• [RECORDED INFORMATION]:
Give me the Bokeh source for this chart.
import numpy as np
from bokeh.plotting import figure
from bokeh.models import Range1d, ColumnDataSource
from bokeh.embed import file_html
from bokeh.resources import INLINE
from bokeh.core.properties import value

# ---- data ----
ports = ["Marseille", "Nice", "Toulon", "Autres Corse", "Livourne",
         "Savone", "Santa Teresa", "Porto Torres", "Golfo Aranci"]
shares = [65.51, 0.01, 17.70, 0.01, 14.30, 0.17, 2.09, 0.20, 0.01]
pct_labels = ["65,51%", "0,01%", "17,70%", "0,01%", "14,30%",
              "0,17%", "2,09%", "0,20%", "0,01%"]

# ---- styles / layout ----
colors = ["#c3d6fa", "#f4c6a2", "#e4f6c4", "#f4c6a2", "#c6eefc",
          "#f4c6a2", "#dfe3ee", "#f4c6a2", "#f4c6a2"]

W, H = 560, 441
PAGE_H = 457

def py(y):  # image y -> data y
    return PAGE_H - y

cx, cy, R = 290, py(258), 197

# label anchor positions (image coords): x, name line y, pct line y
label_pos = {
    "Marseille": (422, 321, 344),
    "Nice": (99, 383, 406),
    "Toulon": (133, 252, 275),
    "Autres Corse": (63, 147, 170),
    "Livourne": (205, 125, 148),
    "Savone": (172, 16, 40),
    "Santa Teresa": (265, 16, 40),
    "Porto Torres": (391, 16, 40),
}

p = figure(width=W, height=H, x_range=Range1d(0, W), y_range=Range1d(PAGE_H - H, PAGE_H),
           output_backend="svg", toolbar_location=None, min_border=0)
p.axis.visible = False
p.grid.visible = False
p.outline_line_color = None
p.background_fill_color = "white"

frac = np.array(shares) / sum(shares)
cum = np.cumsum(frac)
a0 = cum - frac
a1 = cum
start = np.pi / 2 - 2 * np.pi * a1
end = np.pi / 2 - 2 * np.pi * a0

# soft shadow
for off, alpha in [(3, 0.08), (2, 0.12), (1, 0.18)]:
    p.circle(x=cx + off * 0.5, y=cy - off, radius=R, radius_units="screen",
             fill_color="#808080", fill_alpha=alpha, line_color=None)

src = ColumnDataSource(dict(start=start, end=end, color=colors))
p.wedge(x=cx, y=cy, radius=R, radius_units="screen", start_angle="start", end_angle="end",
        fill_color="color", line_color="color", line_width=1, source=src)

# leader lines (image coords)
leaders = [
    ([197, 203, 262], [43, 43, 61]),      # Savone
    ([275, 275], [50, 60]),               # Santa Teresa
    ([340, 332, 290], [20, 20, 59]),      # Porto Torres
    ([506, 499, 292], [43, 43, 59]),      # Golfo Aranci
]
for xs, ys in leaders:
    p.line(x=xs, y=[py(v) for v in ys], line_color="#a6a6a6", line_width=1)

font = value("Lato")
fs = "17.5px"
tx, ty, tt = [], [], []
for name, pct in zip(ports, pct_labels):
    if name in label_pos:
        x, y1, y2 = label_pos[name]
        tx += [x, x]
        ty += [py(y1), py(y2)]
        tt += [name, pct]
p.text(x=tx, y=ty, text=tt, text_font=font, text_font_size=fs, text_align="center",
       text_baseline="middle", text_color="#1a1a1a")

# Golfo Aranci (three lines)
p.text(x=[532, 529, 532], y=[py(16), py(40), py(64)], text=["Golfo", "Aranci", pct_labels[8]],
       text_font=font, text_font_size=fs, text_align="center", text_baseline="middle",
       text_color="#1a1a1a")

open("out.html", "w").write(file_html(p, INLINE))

• [TASK STATEMENT]:
Restate word for word only the lines running from the beginning of the data to the line holding "end = np.pi / 2 - 2 * np.pi * a0", both included.

• [TASK ANSWER]:
Give me the Bokeh source for this chart.
import numpy as np
from bokeh.plotting import figure
from bokeh.models import Range1d, ColumnDataSource
from bokeh.embed import file_html
from bokeh.resources import INLINE
from bokeh.core.properties import value

# ---- data ----
ports = ["Marseille", "Nice", "Toulon", "Autres Corse", "Livourne",
         "Savone", "Santa Teresa", "Porto Torres", "Golfo Aranci"]
shares = [65.51, 0.01, 17.70, 0.01, 14.30, 0.17, 2.09, 0.20, 0.01]
pct_labels = ["65,51%", "0,01%", "17,70%", "0,01%", "14,30%",
              "0,17%", "2,09%", "0,20%", "0,01%"]

# ---- styles / layout ----
colors = ["#c3d6fa", "#f4c6a2", "#e4f6c4", "#f4c6a2", "#c6eefc",
          "#f4c6a2", "#dfe3ee", "#f4c6a2", "#f4c6a2"]

W, H = 560, 441
PAGE_H = 457

def py(y):  # image y -> data y
    return PAGE_H - y

cx, cy, R = 290, py(258), 197

# label anchor positions (image coords): x, name line y, pct line y
label_pos = {
    "Marseille": (422, 321, 344),
    "Nice": (99, 383, 406),
    "Toulon": (133, 252, 275),
    "Autres Corse": (63, 147, 170),
    "Livourne": (205, 125, 148),
    "Savone": (172, 16, 40),
    "Santa Teresa": (265, 16, 40),
    "Porto Torres": (391, 16, 40),
}

p = figure(width=W, height=H, x_range=Range1d(0, W), y_range=Range1d(PAGE_H - H, PAGE_H),
           output_backend="svg", toolbar_location=None, min_border=0)
p.axis.visible = False
p.grid.visible = False
p.outline_line_color = None
p.background_fill_color = "white"

frac = np.array(shares) / sum(shares)
cum = np.cumsum(frac)
a0 = cum - frac
a1 = cum
start = np.pi / 2 - 2 * np.pi * a1
end = np.pi / 2 - 2 * np.pi * a0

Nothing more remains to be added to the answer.